To add to the chaos, a massive $6.5 trillion options expiry — the so-called “triple witching” — is also hitting the stock markets. This event typically leads to sudden price swings as dealers hedge their positions. It could magnify reactions to any geopolitical news, especially if Trump makes his move soon.

Options traders have been betting cautiously, with many hedging against further stock drops while limiting upside gains. This has kept market volatility surprisingly calm — for now. But with tensions in the Middle East, that calm may soon break. If Trump greenlights strikes, the stock markets could see sharp, rapid swings next week.

Fed Stays Cautious, But Trump Targets Powell

The Federal Reserve held interest rates steady this week, emphasizing a data-driven approach. But Trump slammed Fed Chair Jerome Powell, blaming him for slowing the U.S. economy and costing “hundreds of billions of dollars.” Investors took note. A political clash over monetary policy, mixed with war talk, is not a recipe for market confidence.

Many investors had hoped for a rate cut by September. Now, with oil prices climbing and inflation risks back in play, the Fed may delay that move. Trump’s war rhetoric is further complicating the economic picture. For now, investors are stuck in a wait-and-see mode — unsure whether to fear inflation, conflict, or both.

Global Stock Markets Mixed, But Watch Asia Closely

While U.S. markets pulled back, Asia-Pacific stocks were mixed. China held its loan rates steady, and Japan’s inflation hit a new high.
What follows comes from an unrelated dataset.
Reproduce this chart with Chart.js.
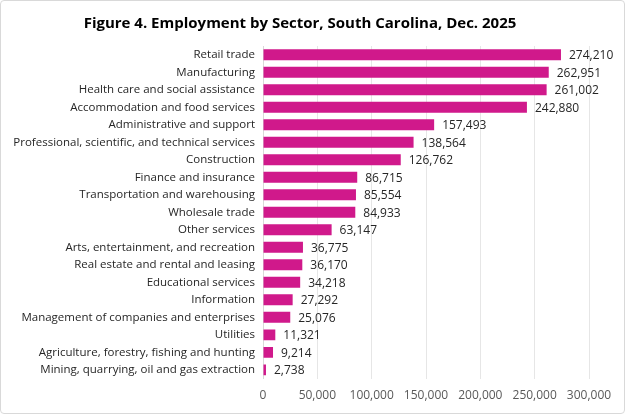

South Korea’s Kospi broke past 3,000 for the first time in years. Still, traders across Asia remain cautious as they track headlines out of the Middle East.

The global nature of this crisis is what makes it so dangerous. An oil supply shock would hit economies from Europe to India. Any U.S. strike on Iran could trigger retaliations across the Gulf region, disrupting global trade and energy flows. Until there’s clarity, global stock markets are likely to stay shaky, with investors avoiding big bets.

Final Thoughts

Iran, Israel, and Trump now sit at the center of a geopolitical storm that is shaking stock markets and boosting oil prices. Investors must navigate this tense moment carefully. With diplomacy still possible but military action looming, the next two weeks could reshape global financial markets. Stay alert. Stay cautious. The world is watching.